One group interested in helping tackle that issue is the Asocijacija Nezavisna Kulturna Scena Srbije (Association of the Independent Cultural Scene of Serbia), which formed last year and is made up of more than 50 independent cultural organizations across the country. The group works to promote, coordinate and develop the country’s cultural and artistic spheres.
Based in Belgrade, the organization helps independent arts groups, including dance and theater, with everything from managing public relations to holding workshops on applying for European Union funding.
Last October, running partially in tandem with October Salon, the group coordinated the festival “Self-Powered,” which helped promote various independent cultural events taking place across the capital.

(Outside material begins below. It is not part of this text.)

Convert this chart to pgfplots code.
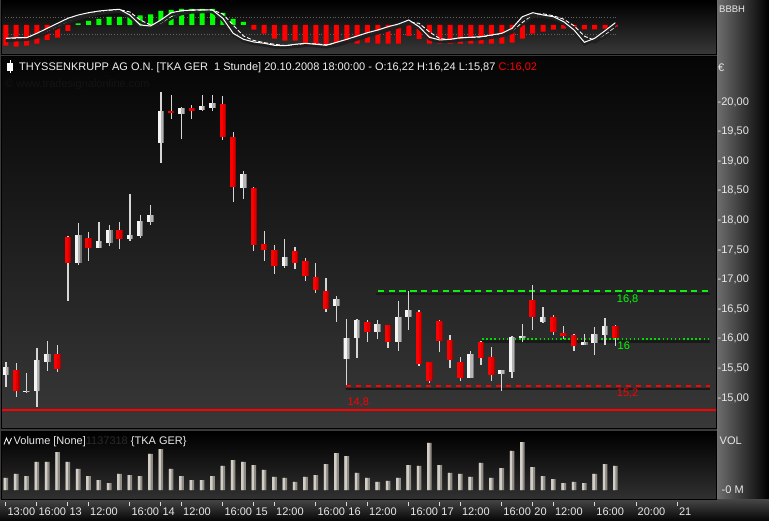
\documentclass[border=0pt]{standalone}
\usepackage{pgfplots}
\pgfplotsset{compat=1.18}
\usepackage{pgfplotstable}
\usepackage{fontspec}
\setmainfont{Liberation Sans}

\definecolor{wick}{HTML}{D6D6D6}
\definecolor{updark}{HTML}{777777}
\definecolor{upmid}{HTML}{B4B4B4}
\definecolor{uplight}{HTML}{F4F4F4}
\definecolor{dndark}{HTML}{A80000}
\definecolor{dnmid}{HTML}{DD0000}
\definecolor{dnlight}{HTML}{FF0000}
\definecolor{lbl}{HTML}{E8E8E8}
\definecolor{sgreen}{HTML}{00FF00}
\definecolor{lgreen}{HTML}{10F010}
\definecolor{dgreen}{HTML}{00DD00}
\definecolor{sred}{HTML}{FF0000}
\definecolor{voldark}{HTML}{8E8A84}
\definecolor{vollight}{HTML}{D2CEC6}
\definecolor{gap}{HTML}{3A3A3A}

\newcommand\tf{\fontsize{11pt}{13pt}\selectfont}

% hourly candles, x = bar number (0 = 10.10. 13:00)
\pgfplotstableread{
x o h l c
0 15.39 15.61 15.19 15.52
2 15.11 15.43 15.09 15.12
3 15.11 15.84 14.84 15.64
4 15.61 15.96 15.46 15.74
7 17.28 17.96 17.25 17.75
9 17.54 17.97 17.54 17.65
10 17.62 17.92 17.56 17.84
12 17.69 18.45 17.65 17.75
13 17.74 18.09 17.71 17.99
14 17.97 18.26 17.92 18.09
15 19.31 20.17 18.97 19.85
17 19.80 19.92 19.38 19.90
19 19.86 20.12 19.84 19.93
20 19.90 20.12 19.84 19.98
23 18.55 18.83 18.36 18.78
27 17.23 17.69 17.20 17.38
32 16.55 16.72 16.28 16.67
33 15.66 16.33 15.22 16.01
34 16.01 16.33 15.68 16.32
36 16.11 16.32 16.00 16.25
38 15.95 16.64 15.79 16.37
39 16.37 16.81 16.15 16.49
45 15.34 15.80 15.33 15.74
48 15.41 15.47 15.11 15.47
49 15.44 16.05 15.33 16.03
50 16.02 16.25 15.95 16.05
52 16.28 16.54 16.27 16.37
56 15.90 16.08 15.90 15.95
57 15.93 16.20 15.72 16.08
58 16.06 16.35 15.90 16.22
}\upc

\pgfplotstableread{
x o h l c
1 15.47 15.59 15.01 15.12
5 15.74 15.90 15.44 15.49
6 17.72 17.74 16.64 17.28
8 17.71 17.80 17.32 17.54
11 17.84 17.97 17.52 17.69
16 19.85 20.12 19.72 19.82
18 19.90 19.95 19.72 19.85
21 19.97 20.10 19.36 19.41
22 19.41 19.49 18.31 18.56
24 18.55 18.56 17.48 17.58
25 17.60 17.82 17.31 17.50
26 17.50 17.58 17.10 17.23
28 17.48 17.55 17.18 17.28
29 17.31 17.37 16.98 17.06
30 17.04 17.28 16.77 16.82
31 16.81 17.03 16.45 16.50
35 16.28 16.32 15.95 16.11
37 16.23 16.23 15.85 15.95
40 16.45 16.49 15.54 15.57
41 15.61 15.61 15.26 15.28
42 16.30 16.32 15.78 15.97
43 15.98 16.06 15.51 15.64
44 15.61 15.70 15.29 15.33
46 15.95 15.97 15.56 15.68
47 15.69 15.86 15.29 15.39
51 16.66 16.91 16.15 16.36
53 16.37 16.40 16.06 16.12
54 16.10 16.22 15.99 16.05
55 16.06 16.08 15.80 15.88
59 16.22 16.24 15.87 16.02
}\dnc

% volume in millions
\pgfplotstableread{
x v
0 0.58
1 0.76
2 0.66
3 1.33
4 1.33
5 1.80
6 1.33
7 1.00
8 0.66
9 0.47
10 0.33
11 0.76
12 0.71
13 0.66
14 1.71
15 1.94
16 1.00
17 0.66
18 0.47
19 0.47
20 0.66
21 1.14
22 1.42
23 1.33
24 1.18
25 0.95
26 0.62
27 0.57
28 0.38
29 0.62
30 0.71
31 1.23
32 1.75
33 1.61
34 0.81
35 0.57
36 0.38
37 0.43
38 0.57
39 1.18
40 1.14
41 2.23
42 1.18
43 0.81
44 0.76
45 0.62
46 1.28
47 0.57
48 1.04
49 1.85
50 2.27
51 1.09
52 0.66
53 0.52
54 0.33
55 0.38
56 0.33
57 0.76
58 1.23
59 1.14
}\vol

% oscillator histogram
\pgfplotstableread{
x v
7 1.5
8 4
9 6
10 8
11 8
12 10
13 9.5
14 10.5
15 14
16 15
17 16
18 16
19 16
20 16
21 12
22 6
23 3
}\histpos

\pgfplotstableread{
x v
0 -20.7
1 -21.7
2 -20.7
3 -18.7
4 -15
5 -12.7
6 -6
24 -4.7
25 -8.7
26 -13.7
27 -15.7
28 -15.7
29 -18.7
30 -19.7
31 -20.7
32 -20.7
33 -18.7
34 -18.7
35 -17.7
36 -18.7
37 -18.7
38 -18.7
39 -11
40 -14
41 -18.7
42 -18.7
43 -18.7
44 -18.7
45 -18.7
46 -18.7
47 -18.7
48 -18.7
49 -17.7
50 -13.7
51 -8.7
52 -6.7
53 -4.7
54 -3.7
55 -3.7
56 -4.3
57 -4.3
58 -3.7
59 -1.7
}\histneg

% oscillator line m and signal s
\pgfplotstableread{
x m s
0 -13.3 -14
1 -12.7 -13.3
2 -12.7 -12.7
3 -8.3 -10.5
4 -3.3 -6
5 1.7 -1
6 6.7 4
7 10 8
8 12.3 11
9 14 13
10 15 14.5
11 15.7 15.3
12 10 13
13 0 5
14 -1 0
15 5 2
16 12.3 8.5
17 14.3 13
18 15 14.6
19 15 15
20 15 15
21 6.7 11
22 -8.3 0
23 -14.3 -11
24 -17 -15.5
25 -18.3 -17.6
26 -20.3 -19.3
27 -20.7 -20.5
28 -19.3 -20
29 -18.3 -18.8
30 -19.3 -18.8
31 -20.3 -19.8
32 -17.3 -18.8
33 -14.3 -15.8
34 -11 -12.6
35 -7.7 -9.3
36 -5 -6.3
37 -1.7 -3.3
38 1 -0.3
39 5 3
40 -1.7 1.7
41 -12.3 -7
42 -15 -13.6
43 -14.3 -14.6
44 -12.7 -13.5
45 -12.3 -12.5
46 -11.7 -12
47 -10 -10.8
48 -8.3 -9.2
49 -3.3 -5.8
50 8.3 2.5
51 12.3 10.3
52 10 11.2
53 8.3 9.2
54 3.3 5.8
55 -5 -0.8
56 -17.3 -11.2
57 -13.3 -15.3
58 -5.7 -9.5
59 2.3 -1.7
}\osc

\pgfplotsset{
  panel/.style={scale only axis, anchor=south west, width=714pt,
    xmin=-0.3775, xmax=68.74, clip=true},
  wicks/.style={draw=none, mark=none, forget plot,
    error bars/.cd, y dir=both, y explicit, error mark=none,
    error bar style={draw=wick, line width=1.3pt}},
  body/.style 2 args={draw=none, mark=none, forget plot,
    error bars/.cd, y dir=both, y explicit, error mark=none,
    error bar style={draw=#1, line width=#2}},
}

\begin{document}
\begin{tikzpicture}
% frame and panel backgrounds
\fill[gap] (0pt,0pt) rectangle (769pt,520pt);
\shade[left color=black!57, right color=black] (717pt,21pt) rectangle (769pt,520pt);
\shade[top color=black!72, bottom color=black!97] (0pt,0pt) rectangle (769pt,21pt);
\shade[top color=black, bottom color=black!78] (2pt,466pt) rectangle (716pt,519pt);
\shade[top color=black!98, bottom color=black!78] (2pt,92pt) rectangle (716pt,462.5pt);
\shade[top color=black, bottom color=black!81] (2pt,21pt) rectangle (716pt,88pt);
\draw[black, line width=1pt] (1.5pt,465.5pt) rectangle (716.5pt,519.5pt);
\draw[black, line width=1pt] (1.5pt,91.5pt) rectangle (716.5pt,463pt);
\draw[black, line width=1pt] (1.5pt,20.5pt) rectangle (716.5pt,88.5pt);

% oscillator panel
\begin{axis}[panel, at={(2pt,466pt)}, height=53pt, ymin=-29, ymax=24, hide axis]
\addplot[black!62, dotted, line width=0.8pt, forget plot] coordinates {(-0.09,8) (59.2,8)};
\addplot[black!62, dotted, line width=0.8pt, forget plot] coordinates {(-0.09,-9.7) (59.2,-9.7)};
\addplot[ybar, bar width=5pt, bar shift=0pt, fill=sred, draw=none] table[x=x, y=v] {\histneg};
\addplot[ybar, bar width=5pt, bar shift=0pt, fill=sgreen, draw=none] table[x=x, y=v] {\histpos};
\addplot[black!88, line width=2.4pt, forget plot] table[x=x, y expr=\thisrow{s}-2] {\osc};
\addplot[white, line width=0.9pt, dash pattern=on 4pt off 2pt] table[x=x, y=s] {\osc};
\addplot[black!88, line width=2.4pt, forget plot] table[x=x, y expr=\thisrow{m}-2] {\osc};
\addplot[white, line width=1pt] table[x=x, y=m] {\osc};
\end{axis}

% price panel
\begin{axis}[panel, at={(2pt,92pt)}, height=370.5pt,
  ymin=14.493, ymax=20.752,
  axis line style={draw=none}, xtick=\empty,
  ytick={15,15.5,...,20}, yticklabel pos=right, ytick style={draw=none},
  major tick length=0pt,
  /pgf/number format/assume math mode=true,
  yticklabel={-\pgfmathprintnumber[fixed, fixed zerofill, precision=2, use comma]{\tick}},
  yticklabel style={font=\tf, text=lbl, anchor=west, inner sep=0pt, xshift=1.5pt},
]
\addplot[sred, line width=2.4pt, forget plot] coordinates {(-0.3775,14.797) (68.74,14.797)};
\addplot[black!90, line width=2.2pt, forget plot] coordinates {(35.8,16.753) (68.2,16.753)};
\addplot[draw=lgreen, line width=2pt, dash pattern=on 6.5pt off 4.3pt, forget plot] coordinates {(36,16.8) (68.2,16.8)};
\addplot[black!90, line width=2.2pt, forget plot] coordinates {(46,15.953) (68.2,15.953)};
\addplot[draw=dgreen, line width=1.5pt, dash pattern=on 1.5pt off 2.6pt, forget plot] coordinates {(46.1,16) (68.2,16)};
\addplot[black!90, line width=2.2pt, forget plot] coordinates {(32.9,15.153) (68.2,15.153)};
\addplot[draw=sred, line width=1.7pt, dash pattern=on 5pt off 5pt, forget plot] coordinates {(32.95,15.2) (68.2,15.2)};

\addplot[wicks] table[x=x, y expr={(\thisrow{h}+\thisrow{l})/2}, y error expr={(\thisrow{h}-\thisrow{l})/2}] {\upc};
\addplot[wicks] table[x=x, y expr={(\thisrow{h}+\thisrow{l})/2}, y error expr={(\thisrow{h}-\thisrow{l})/2}] {\dnc};

\addplot[body={updark}{6.6pt}] table[x=x, y expr={(\thisrow{o}+\thisrow{c})/2}, y error expr={max(abs(\thisrow{c}-\thisrow{o})/2,0.01)}] {\upc};
\addplot[body={upmid}{5.4pt}] table[x expr=\thisrow{x}-0.058, y expr={(\thisrow{o}+\thisrow{c})/2}, y error expr={max(abs(\thisrow{c}-\thisrow{o})/2,0.01)}] {\upc};
\addplot[body={uplight}{3pt}] table[x expr=\thisrow{x}-0.174, y expr={(\thisrow{o}+\thisrow{c})/2}, y error expr={max(abs(\thisrow{c}-\thisrow{o})/2,0.01)}] {\upc};

\addplot[body={dndark}{6.6pt}] table[x=x, y expr={(\thisrow{o}+\thisrow{c})/2}, y error expr={max(abs(\thisrow{c}-\thisrow{o})/2,0.01)}] {\dnc};
\addplot[body={dnmid}{5.4pt}] table[x expr=\thisrow{x}-0.058, y expr={(\thisrow{o}+\thisrow{c})/2}, y error expr={max(abs(\thisrow{c}-\thisrow{o})/2,0.01)}] {\dnc};
\addplot[body={dnlight}{3pt}] table[x expr=\thisrow{x}-0.174, y expr={(\thisrow{o}+\thisrow{c})/2}, y error expr={max(abs(\thisrow{c}-\thisrow{o})/2,0.01)}] {\dnc};

\node[anchor=west, inner sep=0pt, text=sgreen, font=\tf] at (axis cs:59.13,16.672) {16,8};
\node[anchor=west, inner sep=0pt, text=sgreen, font=\tf] at (axis cs:59.2,15.883) {16};
\node[anchor=west, inner sep=0pt, text=sred, font=\tf] at (axis cs:59.13,15.079) {15,2};
\node[anchor=west, inner sep=0pt, text=sred, font=\tf] at (axis cs:33.05,14.932) {14,8};
\end{axis}

% volume panel with time axis
\begin{axis}[panel, at={(2pt,21pt)}, height=67pt,
  ymin=-0.4265, ymax=2.749,
  axis line style={draw=none},
  xtick={0,3,6,8,12,15,17,21,24,26,30,33,35,39,42,44,48,51,53,57,61,65},
  xticklabels={13:00,16:00,13,12:00,16:00,14,12:00,16:00,15,12:00,16:00,16,12:00,16:00,17,12:00,16:00,20,12:00,16:00,20:00,21},
  xtick pos=left, tick align=outside, major tick length=4pt,
  xtick style={draw=black!15, line width=1pt, yshift=-3pt},
  xticklabel style={font=\tf, text=lbl, anchor=north west, inner sep=0pt, xshift=1.5pt, yshift=-5pt},
  ytick={0}, yticklabels={-0 M}, yticklabel pos=right, ytick style={draw=none},
  yticklabel style={font=\tf, text=lbl, anchor=west, inner sep=0pt, xshift=1.5pt},
]
\addplot[ybar, bar width=4.6pt, bar shift=0pt, fill=voldark, draw=none] table[x=x, y=v] {\vol};
\addplot[ybar, bar width=2.4pt, bar shift=-1.1pt, fill=vollight, draw=none] table[x=x, y=v] {\vol};
\end{axis}

% titles and side labels
\fill[white] (7pt,449pt) rectangle (13pt,457pt);
\draw[white, line width=1pt] (10pt,446.5pt) -- (10pt,459.5pt);
\node[anchor=base west, inner sep=0pt, text=white!94!black, font=\tf] at (19pt,449pt)
  {THYSSENKRUPP AG O.N. [TKA GER\ \ 1 Stunde] 20.10.2008 18:00:00 - O:16,22 H:16,24 L:15,87 \textcolor{sred}{C:16,02}};
\node[anchor=base west, inner sep=0pt, text=black!92, font=\tf] at (5pt,432pt) {© www.tradesignalonline.com};
\node[anchor=base west, inner sep=0pt, text=lbl, font=\tf] at (718pt,448pt) {€};
\node[anchor=base west, inner sep=0pt, text=lbl, font=\fontsize{9.5pt}{11pt}\selectfont] at (719pt,507.5pt) {BBBH};
\node[anchor=base west, inner sep=0pt, text=lbl, font=\tf] at (719.5pt,75.7pt) {VOL};
\draw[white, line width=0.8pt] (4pt,75.5pt) -- (6.5pt,82pt) -- (9pt,76pt) -- (11.5pt,82pt);
\node[anchor=base west, inner sep=0pt, font=\tf] at (13.5pt,75pt)
  {\textcolor{lbl}{Volume [None]}\textcolor{black!84}{1137318} \textcolor{lbl}{\{TKA GER\}}};

\pgfresetboundingbox
\path[use as bounding box] (0pt,0pt) rectangle (769pt,520pt);
\end{tikzpicture}
\end{document}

“We are definitely becoming a voice,” said Boba Mirjana Stojadinovic, an artist who is the coordinator for the group. “I think people who deal with cultural policy in government realize that independent organizations are one of the main representatives of culture in this country. So they actually need us, but they do not want to give us money.”
According to Mr. Janjic, the curator with Belgrade’s Remont Independent Artists Association, there are estimates by researchers at the University of Arts in Belgrade that 70 percent of all cultural programming in Serbia is organized through independent groups and individuals, yet they receive only about 20 percent of state funding.
“Definitely I think the independent sector is driving contemporary art,” said Ms. Milosavljevic. “I was in Holland recently and they were talking about budget cuts and the difficulties in funding for culture. For me, their support of the cultural and artistic scene is paradise because we do not even have any money to cut from.”
Despite all the problems, many people remain optimistic that things will improve.
“There is a huge field of creativity, enthusiasm and energy,” said Miroslav Karic, also a curator with Remont. “There are a lot of interesting artists, groups and initiatives that are fighting on a daily basis against these problems. I see great potential for this scene.”